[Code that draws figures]
⟨
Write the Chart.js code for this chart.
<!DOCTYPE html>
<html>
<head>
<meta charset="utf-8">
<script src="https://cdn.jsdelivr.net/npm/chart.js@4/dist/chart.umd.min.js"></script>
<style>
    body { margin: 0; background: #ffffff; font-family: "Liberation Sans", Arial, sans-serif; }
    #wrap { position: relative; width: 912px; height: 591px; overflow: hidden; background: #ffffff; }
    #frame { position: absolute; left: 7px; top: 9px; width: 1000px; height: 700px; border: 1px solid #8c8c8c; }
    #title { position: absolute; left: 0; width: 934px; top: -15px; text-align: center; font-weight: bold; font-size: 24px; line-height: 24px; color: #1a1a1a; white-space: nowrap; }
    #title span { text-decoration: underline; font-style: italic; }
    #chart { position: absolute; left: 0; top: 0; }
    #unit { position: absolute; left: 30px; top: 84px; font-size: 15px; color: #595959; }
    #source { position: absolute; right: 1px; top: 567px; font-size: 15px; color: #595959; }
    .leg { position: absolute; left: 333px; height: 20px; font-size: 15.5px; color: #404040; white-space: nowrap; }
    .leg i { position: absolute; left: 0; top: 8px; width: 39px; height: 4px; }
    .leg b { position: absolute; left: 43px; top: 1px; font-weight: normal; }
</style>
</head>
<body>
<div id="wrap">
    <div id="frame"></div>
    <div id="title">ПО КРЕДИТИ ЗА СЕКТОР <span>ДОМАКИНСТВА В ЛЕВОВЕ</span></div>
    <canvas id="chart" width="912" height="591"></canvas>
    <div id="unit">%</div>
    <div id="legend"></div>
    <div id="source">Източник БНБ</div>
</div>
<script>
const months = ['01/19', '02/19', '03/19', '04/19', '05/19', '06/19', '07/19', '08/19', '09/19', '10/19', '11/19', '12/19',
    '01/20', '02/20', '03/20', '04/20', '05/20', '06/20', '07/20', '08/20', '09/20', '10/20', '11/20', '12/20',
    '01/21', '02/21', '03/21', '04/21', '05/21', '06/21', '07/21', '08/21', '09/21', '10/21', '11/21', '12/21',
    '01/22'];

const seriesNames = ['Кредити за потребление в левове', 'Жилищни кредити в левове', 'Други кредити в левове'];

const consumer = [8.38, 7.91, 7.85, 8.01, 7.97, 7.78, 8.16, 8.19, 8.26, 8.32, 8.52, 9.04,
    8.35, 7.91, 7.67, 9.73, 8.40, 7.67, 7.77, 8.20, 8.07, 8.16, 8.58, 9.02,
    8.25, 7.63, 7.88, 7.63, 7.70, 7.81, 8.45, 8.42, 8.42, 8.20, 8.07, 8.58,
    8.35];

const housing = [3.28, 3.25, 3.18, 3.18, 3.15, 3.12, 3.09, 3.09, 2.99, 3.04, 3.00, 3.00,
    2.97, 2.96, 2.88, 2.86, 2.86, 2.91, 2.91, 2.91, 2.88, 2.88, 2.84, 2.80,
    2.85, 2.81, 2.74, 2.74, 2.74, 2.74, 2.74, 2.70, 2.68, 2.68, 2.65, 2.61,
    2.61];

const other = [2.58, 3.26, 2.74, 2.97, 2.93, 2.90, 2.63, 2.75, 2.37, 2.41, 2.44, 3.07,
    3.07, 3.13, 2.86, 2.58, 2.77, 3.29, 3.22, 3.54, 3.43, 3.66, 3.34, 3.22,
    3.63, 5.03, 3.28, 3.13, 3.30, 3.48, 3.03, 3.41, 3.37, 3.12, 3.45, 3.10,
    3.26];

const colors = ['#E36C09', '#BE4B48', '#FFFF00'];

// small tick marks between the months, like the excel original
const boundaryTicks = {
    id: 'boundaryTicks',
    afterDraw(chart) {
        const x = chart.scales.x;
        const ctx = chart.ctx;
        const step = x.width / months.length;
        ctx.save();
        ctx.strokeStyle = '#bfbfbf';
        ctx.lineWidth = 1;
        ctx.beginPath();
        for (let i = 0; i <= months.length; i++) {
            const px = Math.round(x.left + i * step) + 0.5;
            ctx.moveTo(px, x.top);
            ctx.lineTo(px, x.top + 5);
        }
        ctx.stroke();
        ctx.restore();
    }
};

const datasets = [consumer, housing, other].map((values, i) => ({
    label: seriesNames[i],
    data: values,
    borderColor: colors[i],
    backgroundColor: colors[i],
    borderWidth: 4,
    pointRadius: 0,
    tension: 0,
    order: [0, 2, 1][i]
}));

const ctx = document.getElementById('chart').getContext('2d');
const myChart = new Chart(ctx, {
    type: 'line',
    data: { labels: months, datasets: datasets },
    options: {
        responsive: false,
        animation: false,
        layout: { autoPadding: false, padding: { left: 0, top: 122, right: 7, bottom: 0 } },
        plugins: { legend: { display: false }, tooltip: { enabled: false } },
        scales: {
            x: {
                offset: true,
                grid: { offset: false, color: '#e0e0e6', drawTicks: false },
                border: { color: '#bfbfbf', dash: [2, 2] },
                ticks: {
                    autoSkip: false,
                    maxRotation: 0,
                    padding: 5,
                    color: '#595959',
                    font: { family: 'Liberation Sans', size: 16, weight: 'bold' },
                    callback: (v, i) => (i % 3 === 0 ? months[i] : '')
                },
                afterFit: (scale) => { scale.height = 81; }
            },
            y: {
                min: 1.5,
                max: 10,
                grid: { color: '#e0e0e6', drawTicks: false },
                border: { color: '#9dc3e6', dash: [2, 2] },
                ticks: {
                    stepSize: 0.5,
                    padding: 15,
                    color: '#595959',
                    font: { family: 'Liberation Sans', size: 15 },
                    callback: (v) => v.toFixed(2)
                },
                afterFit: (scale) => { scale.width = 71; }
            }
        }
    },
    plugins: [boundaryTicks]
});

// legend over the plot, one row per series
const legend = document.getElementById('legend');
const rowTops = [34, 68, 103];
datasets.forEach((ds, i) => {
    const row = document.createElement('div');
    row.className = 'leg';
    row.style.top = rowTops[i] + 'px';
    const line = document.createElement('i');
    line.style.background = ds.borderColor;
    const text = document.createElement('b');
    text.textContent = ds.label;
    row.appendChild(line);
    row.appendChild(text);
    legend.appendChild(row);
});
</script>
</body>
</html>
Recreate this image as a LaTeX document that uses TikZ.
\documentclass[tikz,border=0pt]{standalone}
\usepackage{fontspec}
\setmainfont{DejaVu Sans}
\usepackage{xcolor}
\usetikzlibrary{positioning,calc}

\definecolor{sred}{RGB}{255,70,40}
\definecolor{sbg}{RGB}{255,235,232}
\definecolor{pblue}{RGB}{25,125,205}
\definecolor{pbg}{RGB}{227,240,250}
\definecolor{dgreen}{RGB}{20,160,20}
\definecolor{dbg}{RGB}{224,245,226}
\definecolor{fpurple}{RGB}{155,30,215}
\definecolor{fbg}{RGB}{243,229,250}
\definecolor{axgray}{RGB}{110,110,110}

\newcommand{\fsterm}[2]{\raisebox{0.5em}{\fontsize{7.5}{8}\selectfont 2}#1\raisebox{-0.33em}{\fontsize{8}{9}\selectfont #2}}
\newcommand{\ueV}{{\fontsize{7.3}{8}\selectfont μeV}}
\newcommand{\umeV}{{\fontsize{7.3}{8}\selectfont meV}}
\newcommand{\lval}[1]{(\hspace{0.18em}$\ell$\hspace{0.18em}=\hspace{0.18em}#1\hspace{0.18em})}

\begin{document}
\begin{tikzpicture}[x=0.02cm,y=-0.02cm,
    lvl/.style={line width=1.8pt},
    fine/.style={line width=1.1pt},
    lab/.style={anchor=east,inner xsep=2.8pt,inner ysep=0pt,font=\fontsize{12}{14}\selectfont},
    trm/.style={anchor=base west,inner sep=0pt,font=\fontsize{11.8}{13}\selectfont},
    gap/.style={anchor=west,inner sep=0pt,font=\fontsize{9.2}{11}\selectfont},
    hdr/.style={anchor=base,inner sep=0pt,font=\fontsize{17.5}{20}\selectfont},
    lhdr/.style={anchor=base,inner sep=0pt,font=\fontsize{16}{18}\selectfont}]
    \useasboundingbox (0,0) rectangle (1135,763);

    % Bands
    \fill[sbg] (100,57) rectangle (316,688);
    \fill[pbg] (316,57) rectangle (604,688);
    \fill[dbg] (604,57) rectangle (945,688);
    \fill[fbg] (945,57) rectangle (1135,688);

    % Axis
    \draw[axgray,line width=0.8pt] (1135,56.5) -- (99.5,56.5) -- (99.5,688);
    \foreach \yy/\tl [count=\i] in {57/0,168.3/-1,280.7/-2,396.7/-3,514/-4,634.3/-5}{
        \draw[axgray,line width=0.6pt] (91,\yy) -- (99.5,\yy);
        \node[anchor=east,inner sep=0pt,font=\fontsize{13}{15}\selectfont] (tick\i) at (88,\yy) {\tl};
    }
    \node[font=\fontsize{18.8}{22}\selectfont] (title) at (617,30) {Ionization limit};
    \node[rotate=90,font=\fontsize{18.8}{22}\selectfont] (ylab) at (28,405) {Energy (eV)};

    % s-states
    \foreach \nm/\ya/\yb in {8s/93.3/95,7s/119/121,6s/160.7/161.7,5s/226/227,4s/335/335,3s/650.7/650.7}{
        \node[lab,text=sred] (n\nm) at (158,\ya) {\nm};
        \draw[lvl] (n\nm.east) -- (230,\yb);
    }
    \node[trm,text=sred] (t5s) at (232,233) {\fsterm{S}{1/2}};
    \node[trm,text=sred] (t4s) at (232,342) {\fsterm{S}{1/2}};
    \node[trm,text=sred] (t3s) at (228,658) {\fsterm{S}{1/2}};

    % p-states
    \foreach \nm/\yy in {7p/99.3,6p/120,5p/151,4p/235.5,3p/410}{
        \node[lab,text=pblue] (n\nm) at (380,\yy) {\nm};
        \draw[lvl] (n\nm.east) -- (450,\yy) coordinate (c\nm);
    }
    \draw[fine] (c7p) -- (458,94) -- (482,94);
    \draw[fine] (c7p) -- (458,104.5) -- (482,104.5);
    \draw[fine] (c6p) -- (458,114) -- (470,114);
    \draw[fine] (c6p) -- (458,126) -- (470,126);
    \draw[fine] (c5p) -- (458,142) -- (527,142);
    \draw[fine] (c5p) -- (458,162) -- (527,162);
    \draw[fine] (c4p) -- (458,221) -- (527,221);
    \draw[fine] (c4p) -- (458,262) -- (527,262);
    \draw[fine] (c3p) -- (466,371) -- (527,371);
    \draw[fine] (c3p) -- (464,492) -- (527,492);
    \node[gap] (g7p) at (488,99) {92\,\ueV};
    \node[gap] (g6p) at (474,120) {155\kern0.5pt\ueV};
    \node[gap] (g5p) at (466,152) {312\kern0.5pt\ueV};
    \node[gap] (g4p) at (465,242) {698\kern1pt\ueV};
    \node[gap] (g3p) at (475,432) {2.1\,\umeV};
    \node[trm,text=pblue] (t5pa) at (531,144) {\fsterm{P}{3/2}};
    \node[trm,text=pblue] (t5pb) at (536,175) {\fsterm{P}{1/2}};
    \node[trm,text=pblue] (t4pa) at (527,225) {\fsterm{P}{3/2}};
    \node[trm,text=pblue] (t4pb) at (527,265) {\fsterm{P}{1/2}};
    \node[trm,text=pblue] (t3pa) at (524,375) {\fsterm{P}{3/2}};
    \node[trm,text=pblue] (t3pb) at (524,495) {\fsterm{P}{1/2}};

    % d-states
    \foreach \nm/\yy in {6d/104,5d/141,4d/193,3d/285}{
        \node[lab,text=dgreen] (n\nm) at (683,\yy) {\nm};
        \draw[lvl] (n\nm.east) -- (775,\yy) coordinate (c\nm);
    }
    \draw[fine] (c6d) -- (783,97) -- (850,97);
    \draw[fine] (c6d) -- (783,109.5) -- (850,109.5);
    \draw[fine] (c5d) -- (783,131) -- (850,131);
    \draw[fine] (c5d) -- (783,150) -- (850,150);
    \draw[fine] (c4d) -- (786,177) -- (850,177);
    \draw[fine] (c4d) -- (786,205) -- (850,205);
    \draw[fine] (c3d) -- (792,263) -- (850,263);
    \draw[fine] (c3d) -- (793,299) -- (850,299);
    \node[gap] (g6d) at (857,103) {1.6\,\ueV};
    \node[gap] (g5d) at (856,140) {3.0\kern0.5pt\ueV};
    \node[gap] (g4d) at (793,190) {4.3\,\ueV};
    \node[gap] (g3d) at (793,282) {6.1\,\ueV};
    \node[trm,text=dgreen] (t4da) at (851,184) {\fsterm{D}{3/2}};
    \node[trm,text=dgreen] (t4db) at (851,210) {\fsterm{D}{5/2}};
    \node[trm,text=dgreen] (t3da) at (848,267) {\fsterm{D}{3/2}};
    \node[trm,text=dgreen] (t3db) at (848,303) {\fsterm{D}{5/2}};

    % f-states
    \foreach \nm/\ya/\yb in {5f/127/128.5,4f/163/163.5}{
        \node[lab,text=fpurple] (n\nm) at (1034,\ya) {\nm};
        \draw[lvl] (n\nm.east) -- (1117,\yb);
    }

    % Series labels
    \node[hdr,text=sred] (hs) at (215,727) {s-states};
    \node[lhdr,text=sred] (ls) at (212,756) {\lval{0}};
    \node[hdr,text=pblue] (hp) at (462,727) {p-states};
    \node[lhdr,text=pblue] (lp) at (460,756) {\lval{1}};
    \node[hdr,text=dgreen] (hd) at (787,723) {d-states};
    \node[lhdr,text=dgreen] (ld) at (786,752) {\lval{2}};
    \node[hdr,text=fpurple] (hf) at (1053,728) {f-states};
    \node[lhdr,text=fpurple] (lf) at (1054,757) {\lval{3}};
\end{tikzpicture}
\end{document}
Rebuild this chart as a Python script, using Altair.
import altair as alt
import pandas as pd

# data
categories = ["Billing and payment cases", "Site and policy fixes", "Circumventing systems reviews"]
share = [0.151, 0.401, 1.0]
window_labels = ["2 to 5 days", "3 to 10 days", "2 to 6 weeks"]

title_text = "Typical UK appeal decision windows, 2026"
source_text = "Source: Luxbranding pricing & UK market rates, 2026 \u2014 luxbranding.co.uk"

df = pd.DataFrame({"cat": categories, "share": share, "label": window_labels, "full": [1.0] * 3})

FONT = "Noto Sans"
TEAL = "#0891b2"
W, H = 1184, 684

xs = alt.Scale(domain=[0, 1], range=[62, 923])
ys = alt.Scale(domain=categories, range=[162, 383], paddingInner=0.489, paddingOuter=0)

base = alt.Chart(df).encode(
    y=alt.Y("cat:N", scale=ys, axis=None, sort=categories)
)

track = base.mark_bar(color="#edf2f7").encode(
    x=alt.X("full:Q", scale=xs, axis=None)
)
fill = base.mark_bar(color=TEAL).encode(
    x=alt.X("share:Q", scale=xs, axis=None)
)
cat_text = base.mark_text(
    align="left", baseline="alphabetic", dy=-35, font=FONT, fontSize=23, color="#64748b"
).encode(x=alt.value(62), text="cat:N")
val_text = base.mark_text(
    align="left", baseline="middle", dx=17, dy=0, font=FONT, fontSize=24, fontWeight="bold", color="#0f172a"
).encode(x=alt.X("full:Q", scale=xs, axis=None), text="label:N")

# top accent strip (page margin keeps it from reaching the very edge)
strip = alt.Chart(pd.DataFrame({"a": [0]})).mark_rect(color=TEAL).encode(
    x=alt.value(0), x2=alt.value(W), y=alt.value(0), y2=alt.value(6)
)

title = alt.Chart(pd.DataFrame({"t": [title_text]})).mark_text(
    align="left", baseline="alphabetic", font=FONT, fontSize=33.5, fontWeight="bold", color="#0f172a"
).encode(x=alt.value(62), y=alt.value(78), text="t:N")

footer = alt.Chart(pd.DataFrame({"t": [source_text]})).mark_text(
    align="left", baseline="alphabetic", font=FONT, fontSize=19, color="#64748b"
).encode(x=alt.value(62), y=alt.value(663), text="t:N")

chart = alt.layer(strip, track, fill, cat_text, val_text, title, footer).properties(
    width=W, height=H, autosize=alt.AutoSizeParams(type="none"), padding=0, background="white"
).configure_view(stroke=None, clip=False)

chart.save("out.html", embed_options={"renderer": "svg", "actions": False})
⟩
**Exercise**
Return each line where "this" shows up.

**Output below**
Write the Chart.js code for this chart.
Recreate this image as a LaTeX document that uses TikZ.
Rebuild this chart as a Python script, using Altair.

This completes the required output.